• SOURCE EXCERPT

☆ ☆ ☆

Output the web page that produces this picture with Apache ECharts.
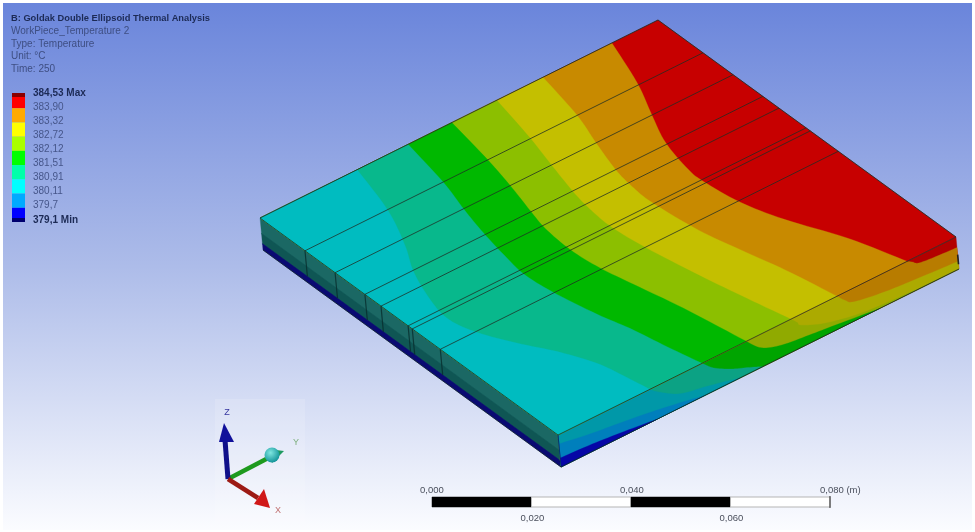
<!DOCTYPE html>
<html><head><meta charset="utf-8">
<style>html,body{margin:0;padding:0;background:#fff}#c{width:975px;height:532px;filter:blur(0.7px)}</style>
<script src="https://cdn.jsdelivr.net/npm/echarts@6/dist/echarts.min.js"></script>
</head><body><div id="c"></div>
<script>
// ---------- values ----------
const titleLines = ['B: Goldak Double Ellipsoid Thermal Analysis','WorkPiece_Temperature 2','Type: Temperature','Unit: °C','Time: 250'];
const legendLabels = ['384,53 Max','383,90','383,32','382,72','382,12','381,51','380,91','380,11','379,7','379,1 Min'];
const scaleTicks = [0, 0.02, 0.04, 0.06, 0.08];
const scaleLabels = ['0,000','0,020','0,040','0,060','0,080 (m)'];
// layer seams along the plate (fraction of plate width)
const seams = [0.151, 0.252, 0.352, 0.406, 0.497, 0.511, 0.605];
// isotherms on the top face: [fraction along length u, fraction across width v]
const iso38390 = [[.884,0],[.84,.144],[.796,.252],[.76,.346],[.739,.45],[.737,.505],[.749,.61],[.78,.718],[.836,.856],[.877,1]];
const iso38332 = [[.711,0],[.684,.15],[.655,.254],[.63,.352],[.62,.42],[.617,.493],[.63,.632],[.652,.741],[.678,.86],[.701,1]];
const iso38272 = [[.595,0],[.567,.149],[.542,.259],[.52,.361],[.51,.43],[.506,.505],[.515,.607],[.538,.755],[.562,.884],[.585,1]];
const iso38212 = [[.482,0],[.459,.152],[.438,.261],[.416,.358],[.404,.42],[.398,.51],[.405,.6],[.422,.693],[.447,.823],[.473,1]];
const iso38151 = [[.372,0],[.347,.151],[.322,.255],[.303,.345],[.287,.443],[.279,.514],[.285,.6],[.306,.723],[.326,.806],[.344,.908],[.362,1]];
const iso38091 = [[.244,0],[.207,.152],[.161,.271],[.118,.359],[.084,.466],[.074,.538],[.09,.61],[.127,.692],[.172,.775],[.206,.86],[.219,.926],[.231,1]];
// isotherms on the side face: [fraction along length s, fraction of depth t]
const side38390 = [[.877,0],[.89,.1],[.904,.22],[.942,.28],[1,.33]];
const side38332 = [[.701,0],[.72,.25],[.741,.42],[.817,.58],[.91,.68],[1,.76]];
const side38272 = [[.585,0],[.60,.2],[.608,.33],[.666,.63],[.759,.87],[.88,.97],[1,1]];
const side38212 = [[.473,0],[.508,.42],[.558,.64],[.626,.75],[.691,.84],[.80,1]];
const side38151 = [[.362,0],[.389,.31],[.43,.60],[.47,.80],[.507,1]];
const side38091 = [[.231,0],[.25,.2],[.302,.58],[.369,.76],[.45,1]];
const side38011 = [[0,.28],[.08,.45],[.15,.56],[.22,.68],[.30,.85],[.36,1]];
const side3797  = [[0,.72],[.08,.78],[.16,.88],[.24,1]];

const topIsotherms  = [iso38390, iso38332, iso38272, iso38212, iso38151, iso38091];
const sideIsotherms = [side38390, side38332, side38272, side38212, side38151, side38091, side38011, side3797];

// ---------- styles ----------
const topColors  = ['#c70000','#c88a00','#c4bf00','#8cbf00','#00b800','#08b88c','#00bcc0'];
const sideColors = ['#b30000','#b87c00','#acaa00','#90aa00','#00a400','#0ca284','#0098a8','#007fbc','#0606a6'];
const legendColors = ['#ff0000','#ffaa00','#ffff00','#aaff00','#00ff00','#00ffaa','#00ffff','#00aaff','#0000ff'];
const lineColor = 'rgba(30,45,35,0.85)';
const L=[260,218], U=[398,-198], V=[298,217], D=[3,32];
const project=(u,v,t)=>[L[0]+u*U[0]+v*V[0]+t*D[0], L[1]+u*U[1]+v*V[1]+t*D[1]];

// smooth a traced curve for drawing
function dense(p){
  const o=[];
  for(let i=0;i<p.length-1;i++){
    const a=p[Math.max(i-1,0)],b=p[i],c=p[i+1],d=p[Math.min(i+2,p.length-1)];
    for(let k=0;k<8;k++){
      const s=k/8,s2=s*s,s3=s2*s;
      o.push([0,1].map(j=>0.5*(2*b[j]+(c[j]-a[j])*s+(2*a[j]-5*b[j]+4*c[j]-d[j])*s2+(3*b[j]-a[j]-3*c[j]+d[j])*s3)));
    }
  }
  o.push(p[p.length-1]);
  return o;
}
const poly=(api,pts,fill)=>({type:'polygon',shape:{points:pts.map(p=>api.coord(p))},style:{fill,stroke:fill,lineWidth:.3}});
const line=(api,pts,w,col)=>({type:'polyline',shape:{points:pts.map(p=>api.coord(p))},style:{stroke:col||lineColor,lineWidth:w||1,fill:'none'}});

function renderTop(params,api){
  const i=api.value(0);
  if(i===0) return poly(api,[project(0,0,0),project(1,0,0),project(1,1,0),project(0,1,0)],topColors[0]);
  const c=dense(topIsotherms[i-1]).map(p=>project(p[0],p[1],0));
  return poly(api,[project(0,0,0),...c,project(0,1,0)],topColors[i]);
}
function renderSide(params,api){
  const i=api.value(0);
  if(i===0) return poly(api,[project(0,1,0),project(1,1,0),project(1,1,1),project(0,1,1)],sideColors[0]);
  const cur=sideIsotherms[i-1], last=cur[cur.length-1];
  const c=dense(cur).map(p=>project(p[0],1,p[1]));
  const tail=last[1]<1?[project(1,1,1)]:[];
  return poly(api,[project(0,1,0),...c,...tail,project(0,1,1)],sideColors[i]);
}
const frontLayers=[[0,.5,'#1b6864'],[.48,.82,'#0f5654'],[.8,1,'#0a0a72']];
function renderFront(params,api){
  const l=frontLayers[api.value(0)];
  return poly(api,[project(0,0,l[0]),project(0,1,l[0]),project(0,1,l[1]),project(0,0,l[1])],l[2]);
}
function renderSeam(params,api){
  const v=api.value(0);
  return {type:'group',children:[
    line(api,[project(0,v,0),project(1,v,0)],.9),
    line(api,[project(0,v,0),project(0,v,.8)],1.2,'rgba(8,45,45,.8)')
  ]};
}
function renderEdges(params,api){
  return {type:'group',children:[
    line(api,[project(0,0,0),project(1,0,0),project(1,1,0)],1),
    line(api,[project(0,0,0),project(0,1,0),project(1,1,0)],.9),
    line(api,[project(0,1,0),project(0,1,1)],.8,'rgba(8,40,60,.7)'),
    line(api,[project(0,0,1),project(0,1,1),project(1,1,1)],1,'rgba(10,30,40,.8)'),
    line(api,[project(1,1,.55),project(1,1,.85)],1.6,'#222')
  ]};
}
function renderScale(params,api){
  const i=api.value(0);
  const a=api.coord([scaleTicks[i],0]), b=api.coord([scaleTicks[i+1],1]);
  return {type:'rect',shape:{x:a[0],y:b[1],width:b[0]-a[0],height:a[1]-b[1]},
    style:i%2?{fill:'#fff',stroke:'#b5b5b5',lineWidth:1}:{fill:'#000',stroke:'#000',lineWidth:.5}};
}
const hidden=i=>({show:false,gridIndex:i});
const fontF='"Liberation Sans",Arial,sans-serif';
const txt=(x,y,s,o)=>({type:'text',x,y,silent:true,z:50,style:Object.assign({text:s,fontFamily:fontF,fontSize:10,fill:'#3f4f80',textVerticalAlign:'middle',verticalAlign:'middle'},o||{})});

const graphics=[
  {type:'rect',z:-10,shape:{x:3,y:3,width:969,height:527},silent:true,
   style:{fill:new echarts.graphic.LinearGradient(0,0,0,1,[{offset:0,color:'#6a85db'},{offset:.5,color:'#adbce9'},{offset:1,color:'#fbfcff'}])}},
  {type:'rect',z:-9,shape:{x:215,y:399,width:90,height:130},silent:true,style:{fill:'rgba(255,255,255,.14)'}},
  // triad
  {type:'line',z:30,shape:{x1:228,y1:479,x2:225,y2:440},style:{stroke:'#10108a',lineWidth:5}},
  {type:'polygon',z:30,shape:{points:[[224,423],[234,442],[219,442]]},style:{fill:'#10109a'}},
  {type:'line',z:29,shape:{x1:228,y1:479,x2:272,y2:456},style:{stroke:'#1e9a1e',lineWidth:4.5}},
  {type:'polygon',z:30,shape:{points:[[284,451],[272,463],[268,449]]},style:{fill:'#1e9a60'}},
  {type:'circle',z:31,shape:{cx:272,cy:455,r:7.5},style:{fill:new echarts.graphic.RadialGradient(.4,.35,.7,[{offset:0,color:'#7fe6e0'},{offset:1,color:'#0c8f95'}])}},
  {type:'line',z:30,shape:{x1:228,y1:479,x2:258,y2:498},style:{stroke:'#9c1a14',lineWidth:4.5}},
  {type:'polygon',z:31,shape:{points:[[270,508],[254,504],[264,489]]},style:{fill:'#d01818'}},
  txt(227,413,'Z',{fill:'#3535a0',textAlign:'center',align:'center',fontSize:9}),
  txt(296,443,'Y',{fill:'#7fb07f',textAlign:'center',align:'center',fontSize:9}),
  txt(278,511,'X',{fill:'#c07070',textAlign:'center',align:'center',fontSize:9}),
  // legend dark ends
  {type:'rect',z:20,shape:{x:12,y:93,width:13,height:4},style:{fill:'#8a0000'}},
  {type:'rect',z:20,shape:{x:12,y:218,width:13,height:4},style:{fill:'#00006e'}}
];
const titleY=[18,31,44,56,69];
titleLines.forEach((s,i)=>graphics.push(txt(11,titleY[i],s,i===0?{fontWeight:'bold',fill:'#1c2a55',fontSize:9.3}:{fill:'#3e4e82'})));
const legendY=[93,107,121,135,149,163,177,191,205,220];
legendLabels.forEach((s,i)=>{
  const bold=i===0||i===legendLabels.length-1;
  graphics.push(txt(33,legendY[i],s,bold?{fontWeight:'bold',fill:'#1c2a55'}:{fill:'#46568a'}));
});
const sx=v=>432+v/0.08*398;
scaleLabels.forEach((s,i)=>{
  const x=i===4?820:(i===0?420:sx(scaleTicks[i])-11);
  graphics.push(txt(x,i%2?518:490,s,{fill:'#4a4f5c',fontSize:9.5}));
});
graphics.push({type:'line',z:20,shape:{x1:830,y1:496,x2:830,y2:508},style:{stroke:'#222',lineWidth:1}});

const chart=echarts.init(document.getElementById('c'),null,{renderer:'canvas'});
const idx=n=>Array.from({length:n},(_,i)=>[i]);
chart.setOption({
  animation:false,
  backgroundColor:'#fff',
  grid:[
    {left:0,top:0,width:975,height:532},
    {left:12,top:94,width:13,height:128},
    {left:432,top:497,width:398,height:10}
  ],
  xAxis:[
    {type:'value',min:0,max:975,...hidden(0)},
    {type:'value',min:0,max:1,...hidden(1)},
    {type:'value',min:0,max:0.08,...hidden(2)}
  ],
  yAxis:[
    {type:'value',min:0,max:532,inverse:true,...hidden(0)},
    {type:'category',inverse:true,data:legendLabels.slice(0,9),...hidden(1)},
    {type:'value',min:0,max:1,...hidden(2)}
  ],
  graphic:graphics,
  series:[
    {type:'custom',name:'front',silent:true,clip:false,data:idx(frontLayers.length),encode:{x:0},renderItem:renderFront,z:2},
    {type:'custom',name:'side',silent:true,clip:false,data:idx(sideColors.length),encode:{x:0},renderItem:renderSide,z:3},
    {type:'custom',name:'top',silent:true,clip:false,data:idx(topColors.length),encode:{x:0},renderItem:renderTop,z:4},
    {type:'custom',name:'seams',silent:true,clip:false,data:seams.map(v=>[v]),encode:{x:0},renderItem:renderSeam,z:5},
    {type:'custom',name:'edges',silent:true,clip:false,data:[[0]],encode:{x:0},renderItem:renderEdges,z:6},
    {type:'bar',name:'legend',silent:true,xAxisIndex:1,yAxisIndex:1,barWidth:'100%',z:10,
     data:legendColors.map(c=>({value:1,itemStyle:{color:c}}))},
    {type:'custom',name:'scale',silent:true,clip:false,xAxisIndex:2,yAxisIndex:2,data:idx(scaleTicks.length-1),encode:{x:0},renderItem:renderScale,z:10}
  ]
});
</script></body></html>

☆ ☆ ☆

Copy out every line that includes the word "picture".

• SOLUTION TO THE EXERCISE
Output the web page that produces this picture with Apache ECharts.

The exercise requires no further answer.